■ PROBLEM: A single run of lines is to be printed exactly: starting at the line with "Give me the D3.js source for this chart." and ending at the line with "const bandLevels = [0.95, 1.05];", both included. Leave the pictures out.

(Plotting code records)
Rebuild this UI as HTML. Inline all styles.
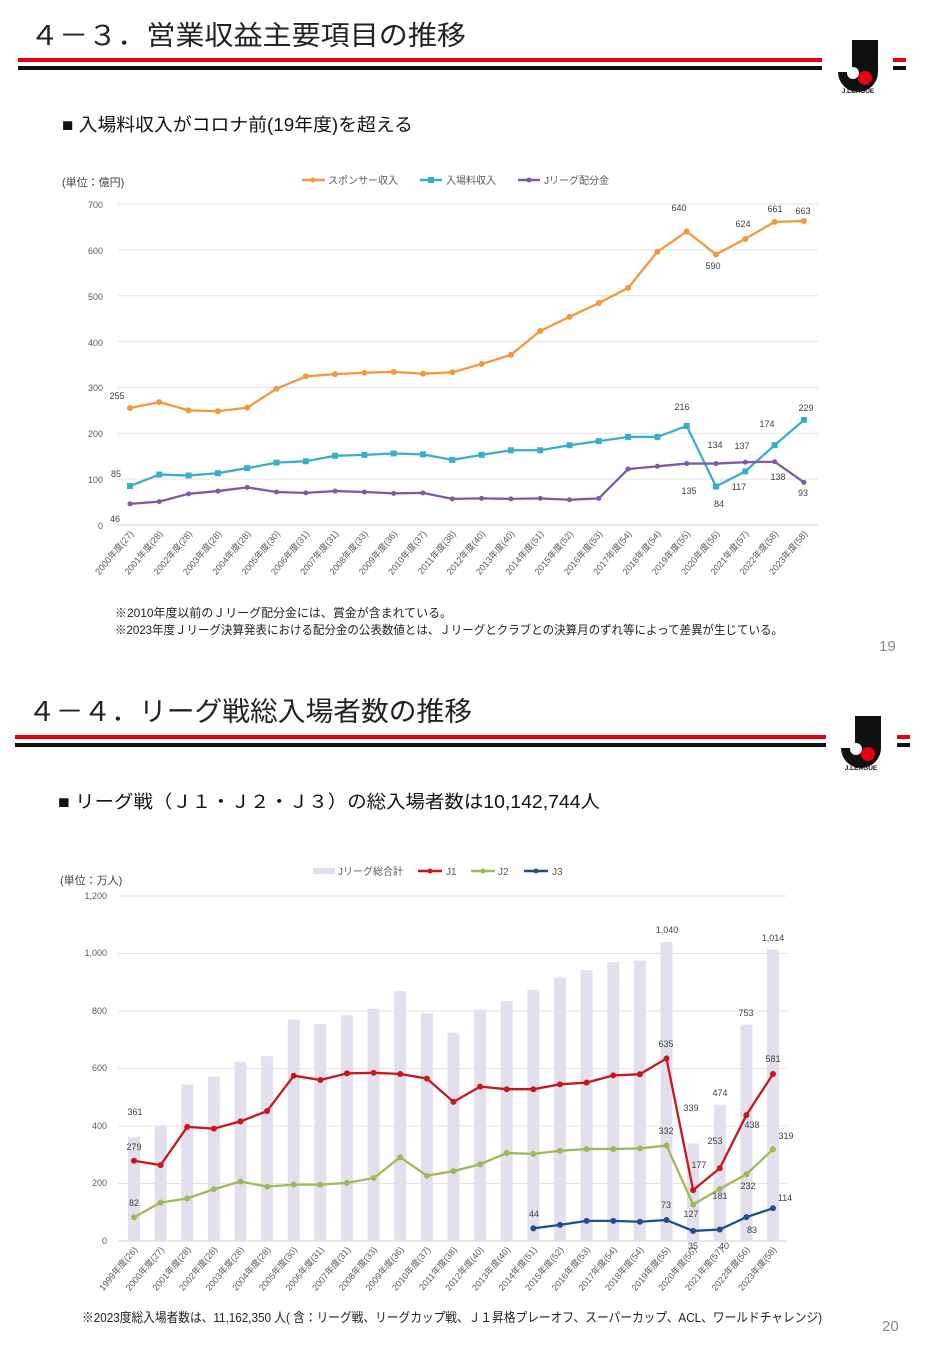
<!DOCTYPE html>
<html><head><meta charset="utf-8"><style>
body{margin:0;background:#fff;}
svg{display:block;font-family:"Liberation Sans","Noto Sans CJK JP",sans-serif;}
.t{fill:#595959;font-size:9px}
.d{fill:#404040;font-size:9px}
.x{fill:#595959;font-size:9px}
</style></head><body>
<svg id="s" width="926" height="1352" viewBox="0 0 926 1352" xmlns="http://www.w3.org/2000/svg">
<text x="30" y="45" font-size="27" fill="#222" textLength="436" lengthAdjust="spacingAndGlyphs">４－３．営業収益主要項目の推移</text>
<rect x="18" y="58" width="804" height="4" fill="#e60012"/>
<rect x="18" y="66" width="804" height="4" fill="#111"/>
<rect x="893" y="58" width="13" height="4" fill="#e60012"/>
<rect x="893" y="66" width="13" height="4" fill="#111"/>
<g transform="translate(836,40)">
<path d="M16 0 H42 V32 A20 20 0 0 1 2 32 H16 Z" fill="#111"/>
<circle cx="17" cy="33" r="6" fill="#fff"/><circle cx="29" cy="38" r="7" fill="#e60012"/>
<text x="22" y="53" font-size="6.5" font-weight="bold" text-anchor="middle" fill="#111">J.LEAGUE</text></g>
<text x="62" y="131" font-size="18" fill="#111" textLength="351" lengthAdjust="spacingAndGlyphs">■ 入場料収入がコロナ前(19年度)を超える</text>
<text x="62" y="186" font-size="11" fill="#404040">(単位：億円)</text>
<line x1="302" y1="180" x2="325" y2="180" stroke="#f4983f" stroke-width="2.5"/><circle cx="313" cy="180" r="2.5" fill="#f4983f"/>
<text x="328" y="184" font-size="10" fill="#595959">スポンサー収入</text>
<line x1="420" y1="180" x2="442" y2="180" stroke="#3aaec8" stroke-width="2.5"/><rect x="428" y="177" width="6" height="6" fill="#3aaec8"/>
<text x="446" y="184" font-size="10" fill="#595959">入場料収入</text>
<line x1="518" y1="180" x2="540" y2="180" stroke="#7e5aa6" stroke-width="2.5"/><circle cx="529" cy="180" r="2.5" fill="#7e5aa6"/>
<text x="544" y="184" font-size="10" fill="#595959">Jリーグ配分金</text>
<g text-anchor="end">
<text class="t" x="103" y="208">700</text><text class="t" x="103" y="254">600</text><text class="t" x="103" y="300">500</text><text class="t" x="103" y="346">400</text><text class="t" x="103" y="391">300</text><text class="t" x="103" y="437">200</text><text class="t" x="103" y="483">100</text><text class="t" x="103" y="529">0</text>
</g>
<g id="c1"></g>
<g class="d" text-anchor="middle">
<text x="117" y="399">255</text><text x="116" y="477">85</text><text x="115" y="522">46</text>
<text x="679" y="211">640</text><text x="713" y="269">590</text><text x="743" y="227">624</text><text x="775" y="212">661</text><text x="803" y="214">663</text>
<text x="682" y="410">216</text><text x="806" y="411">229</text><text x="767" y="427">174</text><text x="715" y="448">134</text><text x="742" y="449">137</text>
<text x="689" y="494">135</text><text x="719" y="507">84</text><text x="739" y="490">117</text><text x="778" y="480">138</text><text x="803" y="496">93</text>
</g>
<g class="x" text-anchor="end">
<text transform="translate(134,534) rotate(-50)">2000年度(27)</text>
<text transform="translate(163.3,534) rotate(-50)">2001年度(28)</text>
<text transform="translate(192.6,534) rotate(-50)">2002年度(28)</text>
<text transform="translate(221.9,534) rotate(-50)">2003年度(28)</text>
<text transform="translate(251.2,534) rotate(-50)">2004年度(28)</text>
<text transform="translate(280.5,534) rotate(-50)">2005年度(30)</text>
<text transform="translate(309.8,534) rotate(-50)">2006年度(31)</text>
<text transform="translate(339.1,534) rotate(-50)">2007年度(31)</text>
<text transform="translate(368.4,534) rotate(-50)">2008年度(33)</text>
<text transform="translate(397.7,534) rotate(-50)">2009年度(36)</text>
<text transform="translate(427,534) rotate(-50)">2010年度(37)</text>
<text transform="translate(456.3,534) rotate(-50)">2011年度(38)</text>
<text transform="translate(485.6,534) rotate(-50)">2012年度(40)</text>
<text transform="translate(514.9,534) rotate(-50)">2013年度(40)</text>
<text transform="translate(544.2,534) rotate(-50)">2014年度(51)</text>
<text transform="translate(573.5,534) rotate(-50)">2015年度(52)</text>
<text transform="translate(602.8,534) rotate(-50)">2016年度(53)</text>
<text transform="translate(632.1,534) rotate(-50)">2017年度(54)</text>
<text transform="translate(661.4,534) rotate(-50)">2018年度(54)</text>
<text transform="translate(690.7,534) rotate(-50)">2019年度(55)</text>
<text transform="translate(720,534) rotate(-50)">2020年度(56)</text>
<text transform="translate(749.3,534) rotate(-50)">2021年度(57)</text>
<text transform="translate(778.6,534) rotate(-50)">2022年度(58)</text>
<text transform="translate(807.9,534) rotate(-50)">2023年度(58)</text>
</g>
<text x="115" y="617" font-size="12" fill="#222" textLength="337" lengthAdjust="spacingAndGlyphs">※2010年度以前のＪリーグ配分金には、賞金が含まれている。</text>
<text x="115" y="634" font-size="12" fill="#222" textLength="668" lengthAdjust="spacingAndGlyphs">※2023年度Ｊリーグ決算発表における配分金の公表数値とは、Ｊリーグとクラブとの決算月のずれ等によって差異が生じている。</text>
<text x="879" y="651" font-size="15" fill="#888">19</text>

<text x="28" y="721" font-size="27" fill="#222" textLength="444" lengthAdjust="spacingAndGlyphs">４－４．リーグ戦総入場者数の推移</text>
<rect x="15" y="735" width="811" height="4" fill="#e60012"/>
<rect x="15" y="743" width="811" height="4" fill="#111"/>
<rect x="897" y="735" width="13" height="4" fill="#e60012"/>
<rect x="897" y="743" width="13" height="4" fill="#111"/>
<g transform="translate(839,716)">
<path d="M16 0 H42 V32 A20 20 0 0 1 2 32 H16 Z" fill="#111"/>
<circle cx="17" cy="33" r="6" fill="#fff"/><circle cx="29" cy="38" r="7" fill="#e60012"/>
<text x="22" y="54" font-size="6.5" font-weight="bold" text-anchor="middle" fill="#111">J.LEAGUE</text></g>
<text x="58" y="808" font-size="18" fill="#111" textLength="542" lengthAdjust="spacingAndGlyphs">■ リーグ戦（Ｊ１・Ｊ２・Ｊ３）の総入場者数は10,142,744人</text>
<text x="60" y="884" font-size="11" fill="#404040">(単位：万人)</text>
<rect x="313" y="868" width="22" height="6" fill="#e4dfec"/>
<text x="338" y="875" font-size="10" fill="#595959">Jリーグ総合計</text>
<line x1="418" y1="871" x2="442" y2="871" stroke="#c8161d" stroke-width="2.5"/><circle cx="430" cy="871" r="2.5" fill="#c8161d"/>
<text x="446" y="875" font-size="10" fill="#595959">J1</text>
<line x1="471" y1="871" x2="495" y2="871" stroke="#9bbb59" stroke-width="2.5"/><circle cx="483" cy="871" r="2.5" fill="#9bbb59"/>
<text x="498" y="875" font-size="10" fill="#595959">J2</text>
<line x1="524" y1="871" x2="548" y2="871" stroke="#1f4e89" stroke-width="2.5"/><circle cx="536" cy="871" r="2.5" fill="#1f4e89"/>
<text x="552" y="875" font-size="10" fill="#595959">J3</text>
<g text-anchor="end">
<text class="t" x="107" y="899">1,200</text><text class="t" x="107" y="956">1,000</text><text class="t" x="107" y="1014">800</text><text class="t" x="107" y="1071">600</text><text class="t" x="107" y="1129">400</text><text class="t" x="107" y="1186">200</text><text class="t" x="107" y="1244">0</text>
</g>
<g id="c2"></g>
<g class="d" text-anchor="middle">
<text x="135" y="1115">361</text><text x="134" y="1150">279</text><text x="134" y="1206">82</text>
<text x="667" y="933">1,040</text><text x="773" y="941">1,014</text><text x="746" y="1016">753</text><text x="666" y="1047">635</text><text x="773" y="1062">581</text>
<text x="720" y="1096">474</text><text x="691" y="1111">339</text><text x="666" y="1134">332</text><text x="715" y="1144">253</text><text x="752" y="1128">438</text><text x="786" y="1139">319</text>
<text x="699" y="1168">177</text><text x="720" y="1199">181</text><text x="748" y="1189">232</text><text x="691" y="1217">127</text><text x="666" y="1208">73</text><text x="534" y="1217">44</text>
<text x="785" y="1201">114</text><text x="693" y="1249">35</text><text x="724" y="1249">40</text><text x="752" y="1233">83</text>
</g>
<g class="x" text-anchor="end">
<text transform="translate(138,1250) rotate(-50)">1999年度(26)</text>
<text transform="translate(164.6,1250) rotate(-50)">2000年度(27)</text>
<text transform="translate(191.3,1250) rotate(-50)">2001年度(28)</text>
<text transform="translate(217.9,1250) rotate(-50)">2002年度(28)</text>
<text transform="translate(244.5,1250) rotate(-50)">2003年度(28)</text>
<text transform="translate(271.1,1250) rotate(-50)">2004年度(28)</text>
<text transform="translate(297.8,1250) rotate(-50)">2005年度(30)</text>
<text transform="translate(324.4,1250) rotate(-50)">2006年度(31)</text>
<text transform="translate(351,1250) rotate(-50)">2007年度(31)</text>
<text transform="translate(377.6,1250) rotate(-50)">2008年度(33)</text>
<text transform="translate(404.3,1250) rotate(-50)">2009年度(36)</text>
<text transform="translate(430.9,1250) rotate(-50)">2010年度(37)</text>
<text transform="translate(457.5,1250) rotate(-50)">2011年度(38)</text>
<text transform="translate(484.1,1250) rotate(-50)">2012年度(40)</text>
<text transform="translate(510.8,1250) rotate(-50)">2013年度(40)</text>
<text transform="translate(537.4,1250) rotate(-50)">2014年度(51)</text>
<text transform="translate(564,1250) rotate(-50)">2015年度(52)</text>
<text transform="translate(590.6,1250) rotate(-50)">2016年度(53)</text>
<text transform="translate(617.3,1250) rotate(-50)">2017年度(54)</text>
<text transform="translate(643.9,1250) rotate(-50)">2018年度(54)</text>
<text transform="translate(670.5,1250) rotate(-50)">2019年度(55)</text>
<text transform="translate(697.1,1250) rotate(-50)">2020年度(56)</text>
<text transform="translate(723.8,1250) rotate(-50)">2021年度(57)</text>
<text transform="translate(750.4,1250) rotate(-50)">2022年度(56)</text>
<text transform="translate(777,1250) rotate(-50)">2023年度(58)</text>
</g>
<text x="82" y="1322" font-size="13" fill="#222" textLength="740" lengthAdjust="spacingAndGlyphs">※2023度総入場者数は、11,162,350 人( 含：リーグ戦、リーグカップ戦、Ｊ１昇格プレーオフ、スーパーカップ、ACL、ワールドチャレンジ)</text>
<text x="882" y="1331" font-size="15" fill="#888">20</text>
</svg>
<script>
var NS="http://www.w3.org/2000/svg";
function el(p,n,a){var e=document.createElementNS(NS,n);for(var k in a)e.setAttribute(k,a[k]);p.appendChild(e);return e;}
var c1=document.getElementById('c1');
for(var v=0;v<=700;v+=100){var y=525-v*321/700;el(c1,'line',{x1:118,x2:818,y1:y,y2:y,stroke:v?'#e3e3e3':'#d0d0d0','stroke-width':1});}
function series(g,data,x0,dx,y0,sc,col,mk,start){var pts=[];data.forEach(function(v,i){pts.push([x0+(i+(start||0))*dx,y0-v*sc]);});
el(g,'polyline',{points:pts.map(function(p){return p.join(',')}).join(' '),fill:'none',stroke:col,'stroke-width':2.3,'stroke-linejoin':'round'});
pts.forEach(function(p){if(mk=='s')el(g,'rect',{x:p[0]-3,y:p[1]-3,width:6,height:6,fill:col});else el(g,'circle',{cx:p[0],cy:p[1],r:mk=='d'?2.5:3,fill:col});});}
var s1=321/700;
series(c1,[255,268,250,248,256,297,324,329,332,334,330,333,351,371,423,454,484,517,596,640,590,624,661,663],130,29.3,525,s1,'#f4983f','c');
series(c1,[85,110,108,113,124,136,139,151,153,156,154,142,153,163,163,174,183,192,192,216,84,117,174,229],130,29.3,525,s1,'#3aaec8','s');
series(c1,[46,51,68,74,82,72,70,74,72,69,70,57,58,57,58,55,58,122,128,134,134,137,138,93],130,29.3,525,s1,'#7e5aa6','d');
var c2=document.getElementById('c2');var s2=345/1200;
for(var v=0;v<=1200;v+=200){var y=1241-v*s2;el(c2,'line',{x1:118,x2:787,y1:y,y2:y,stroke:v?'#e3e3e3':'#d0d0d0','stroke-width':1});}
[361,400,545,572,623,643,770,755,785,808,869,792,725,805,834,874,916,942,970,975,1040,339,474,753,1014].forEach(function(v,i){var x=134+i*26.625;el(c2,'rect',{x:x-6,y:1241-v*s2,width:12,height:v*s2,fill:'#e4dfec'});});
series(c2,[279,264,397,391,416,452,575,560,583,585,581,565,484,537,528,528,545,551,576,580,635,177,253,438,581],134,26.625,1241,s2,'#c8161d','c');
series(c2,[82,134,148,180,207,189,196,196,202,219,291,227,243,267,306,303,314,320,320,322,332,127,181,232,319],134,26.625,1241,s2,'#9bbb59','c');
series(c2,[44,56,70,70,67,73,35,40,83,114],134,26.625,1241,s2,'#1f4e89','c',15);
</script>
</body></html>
* * *
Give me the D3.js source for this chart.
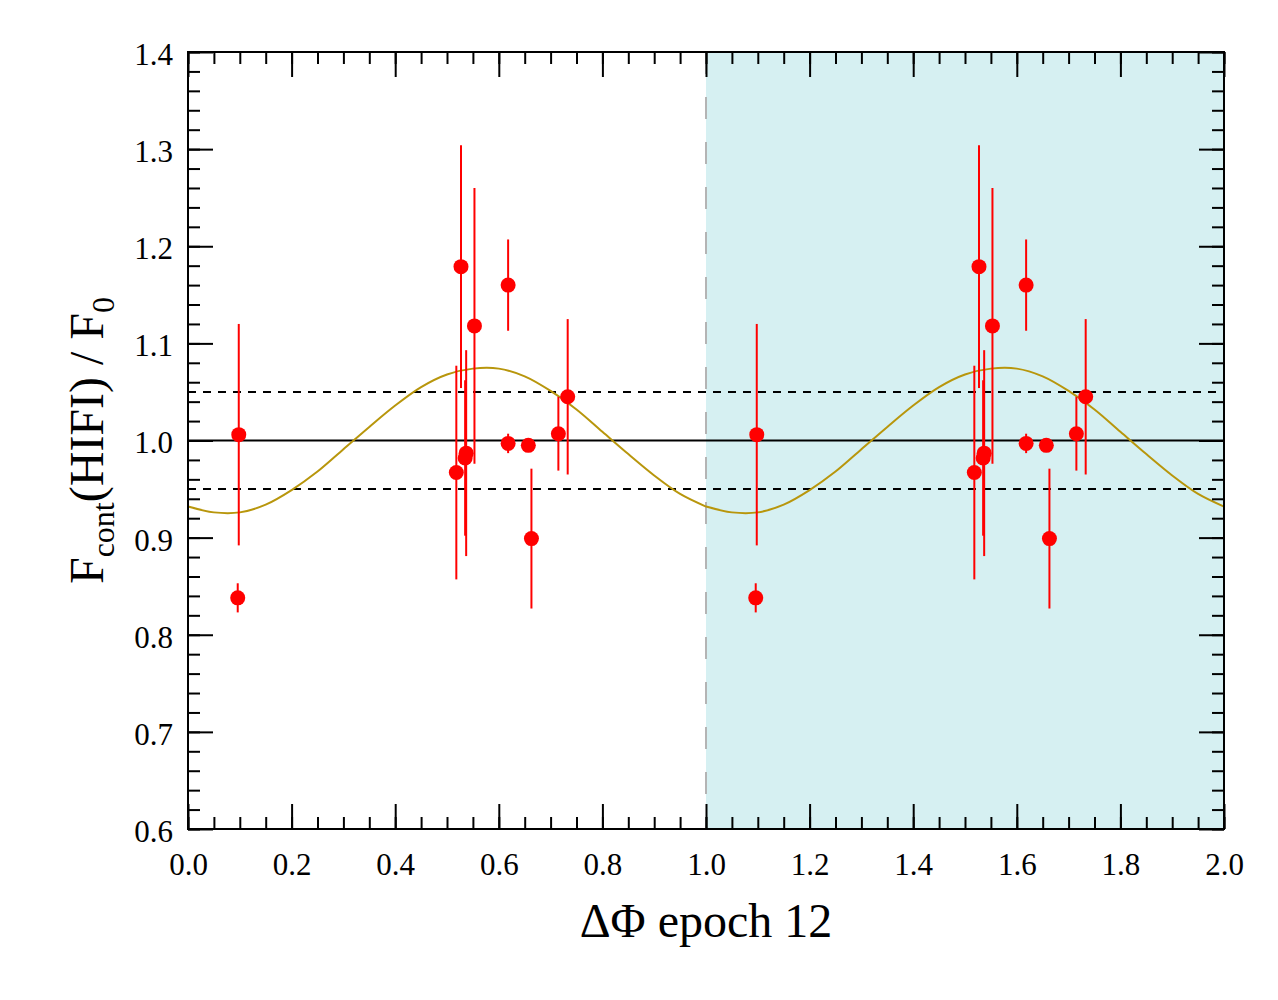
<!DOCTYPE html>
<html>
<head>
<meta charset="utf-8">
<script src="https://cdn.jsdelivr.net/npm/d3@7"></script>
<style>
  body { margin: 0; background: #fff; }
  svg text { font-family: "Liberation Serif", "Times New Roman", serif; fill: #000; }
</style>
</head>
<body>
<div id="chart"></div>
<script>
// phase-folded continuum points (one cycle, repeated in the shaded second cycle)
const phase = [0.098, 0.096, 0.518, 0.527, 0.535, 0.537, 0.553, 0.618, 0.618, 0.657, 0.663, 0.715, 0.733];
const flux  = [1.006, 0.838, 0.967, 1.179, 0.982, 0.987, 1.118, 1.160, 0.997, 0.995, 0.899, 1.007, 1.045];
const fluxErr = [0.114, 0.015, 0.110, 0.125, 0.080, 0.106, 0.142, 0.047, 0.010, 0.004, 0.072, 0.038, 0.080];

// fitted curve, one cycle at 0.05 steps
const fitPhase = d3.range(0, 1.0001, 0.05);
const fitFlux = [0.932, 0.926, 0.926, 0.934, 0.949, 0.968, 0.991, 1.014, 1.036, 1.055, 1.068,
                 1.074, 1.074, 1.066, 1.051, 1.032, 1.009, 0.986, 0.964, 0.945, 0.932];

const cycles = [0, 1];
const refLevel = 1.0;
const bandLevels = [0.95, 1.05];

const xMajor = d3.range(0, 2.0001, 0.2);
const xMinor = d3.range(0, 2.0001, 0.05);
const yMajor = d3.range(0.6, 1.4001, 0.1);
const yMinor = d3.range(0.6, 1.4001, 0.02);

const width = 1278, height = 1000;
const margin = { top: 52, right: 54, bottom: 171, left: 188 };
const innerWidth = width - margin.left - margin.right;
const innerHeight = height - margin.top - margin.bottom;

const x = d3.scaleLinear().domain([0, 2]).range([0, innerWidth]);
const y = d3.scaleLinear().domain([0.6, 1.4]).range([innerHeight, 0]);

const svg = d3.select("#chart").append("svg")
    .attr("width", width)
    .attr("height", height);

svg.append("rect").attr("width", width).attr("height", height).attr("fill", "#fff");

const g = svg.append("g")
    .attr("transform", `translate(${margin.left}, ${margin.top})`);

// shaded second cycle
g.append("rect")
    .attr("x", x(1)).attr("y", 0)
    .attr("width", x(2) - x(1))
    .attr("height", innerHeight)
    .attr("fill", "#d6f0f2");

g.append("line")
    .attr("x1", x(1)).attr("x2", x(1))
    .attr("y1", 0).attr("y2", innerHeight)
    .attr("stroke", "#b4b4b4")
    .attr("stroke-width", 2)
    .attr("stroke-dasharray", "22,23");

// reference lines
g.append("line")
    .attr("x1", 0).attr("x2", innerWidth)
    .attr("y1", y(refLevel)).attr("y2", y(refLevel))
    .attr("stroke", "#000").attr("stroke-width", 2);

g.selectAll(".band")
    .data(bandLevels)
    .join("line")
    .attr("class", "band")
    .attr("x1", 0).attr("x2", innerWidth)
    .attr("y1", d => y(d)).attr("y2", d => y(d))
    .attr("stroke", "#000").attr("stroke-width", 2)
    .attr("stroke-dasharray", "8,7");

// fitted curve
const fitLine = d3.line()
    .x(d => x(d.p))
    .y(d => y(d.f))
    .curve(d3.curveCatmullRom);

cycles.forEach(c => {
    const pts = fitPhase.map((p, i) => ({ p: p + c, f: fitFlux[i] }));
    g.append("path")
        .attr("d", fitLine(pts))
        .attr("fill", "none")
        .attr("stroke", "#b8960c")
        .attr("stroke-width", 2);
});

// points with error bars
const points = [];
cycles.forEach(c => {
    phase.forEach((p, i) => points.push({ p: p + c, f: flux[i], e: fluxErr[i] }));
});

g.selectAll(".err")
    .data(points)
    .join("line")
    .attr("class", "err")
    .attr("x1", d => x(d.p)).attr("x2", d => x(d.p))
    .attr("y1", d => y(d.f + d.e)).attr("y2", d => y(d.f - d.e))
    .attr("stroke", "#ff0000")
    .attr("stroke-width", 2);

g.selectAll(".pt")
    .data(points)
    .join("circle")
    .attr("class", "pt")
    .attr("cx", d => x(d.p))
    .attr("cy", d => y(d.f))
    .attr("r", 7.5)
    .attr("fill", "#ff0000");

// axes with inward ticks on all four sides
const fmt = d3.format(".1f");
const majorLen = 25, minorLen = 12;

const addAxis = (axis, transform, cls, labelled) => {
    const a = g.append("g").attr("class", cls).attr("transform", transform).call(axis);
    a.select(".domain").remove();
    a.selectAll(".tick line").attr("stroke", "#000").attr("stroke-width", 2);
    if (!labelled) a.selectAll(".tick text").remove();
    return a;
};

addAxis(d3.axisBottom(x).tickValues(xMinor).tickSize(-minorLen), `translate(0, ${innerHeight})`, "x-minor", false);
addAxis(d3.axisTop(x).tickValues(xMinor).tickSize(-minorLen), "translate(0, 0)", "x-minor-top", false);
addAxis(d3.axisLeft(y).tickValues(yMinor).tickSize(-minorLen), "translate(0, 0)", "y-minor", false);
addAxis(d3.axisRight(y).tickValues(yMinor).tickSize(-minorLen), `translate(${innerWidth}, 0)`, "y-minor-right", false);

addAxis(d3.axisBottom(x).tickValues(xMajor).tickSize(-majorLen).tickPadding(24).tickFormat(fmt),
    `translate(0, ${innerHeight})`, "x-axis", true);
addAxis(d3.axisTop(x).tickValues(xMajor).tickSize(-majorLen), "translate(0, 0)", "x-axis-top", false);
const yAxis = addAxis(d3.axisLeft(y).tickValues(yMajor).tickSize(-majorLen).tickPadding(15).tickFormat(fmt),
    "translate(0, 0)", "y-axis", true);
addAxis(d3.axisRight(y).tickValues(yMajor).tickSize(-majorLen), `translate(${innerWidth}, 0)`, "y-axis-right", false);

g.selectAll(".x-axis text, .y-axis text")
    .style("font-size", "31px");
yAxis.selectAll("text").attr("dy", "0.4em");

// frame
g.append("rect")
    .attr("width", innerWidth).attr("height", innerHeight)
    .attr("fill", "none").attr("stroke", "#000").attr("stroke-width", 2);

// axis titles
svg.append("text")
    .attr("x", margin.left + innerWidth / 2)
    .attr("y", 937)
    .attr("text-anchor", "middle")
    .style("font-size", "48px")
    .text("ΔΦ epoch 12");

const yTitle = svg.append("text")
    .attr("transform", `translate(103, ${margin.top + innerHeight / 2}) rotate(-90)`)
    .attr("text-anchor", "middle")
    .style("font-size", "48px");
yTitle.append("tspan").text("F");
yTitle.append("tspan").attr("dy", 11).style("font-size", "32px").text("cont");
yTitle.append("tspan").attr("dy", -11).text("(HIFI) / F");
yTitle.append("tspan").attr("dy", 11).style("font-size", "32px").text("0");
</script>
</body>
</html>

■ FINISHED ANSWER:
Give me the D3.js source for this chart.
<!DOCTYPE html>
<html>
<head>
<meta charset="utf-8">
<script src="https://cdn.jsdelivr.net/npm/d3@7"></script>
<style>
  body { margin: 0; background: #fff; }
  svg text { font-family: "Liberation Serif", "Times New Roman", serif; fill: #000; }
</style>
</head>
<body>
<div id="chart"></div>
<script>
// phase-folded continuum points (one cycle, repeated in the shaded second cycle)
const phase = [0.098, 0.096, 0.518, 0.527, 0.535, 0.537, 0.553, 0.618, 0.618, 0.657, 0.663, 0.715, 0.733];
const flux  = [1.006, 0.838, 0.967, 1.179, 0.982, 0.987, 1.118, 1.160, 0.997, 0.995, 0.899, 1.007, 1.045];
const fluxErr = [0.114, 0.015, 0.110, 0.125, 0.080, 0.106, 0.142, 0.047, 0.010, 0.004, 0.072, 0.038, 0.080];

// fitted curve, one cycle at 0.05 steps
const fitPhase = d3.range(0, 1.0001, 0.05);
const fitFlux = [0.932, 0.926, 0.926, 0.934, 0.949, 0.968, 0.991, 1.014, 1.036, 1.055, 1.068,
                 1.074, 1.074, 1.066, 1.051, 1.032, 1.009, 0.986, 0.964, 0.945, 0.932];

const cycles = [0, 1];
const refLevel = 1.0;
const bandLevels = [0.95, 1.05];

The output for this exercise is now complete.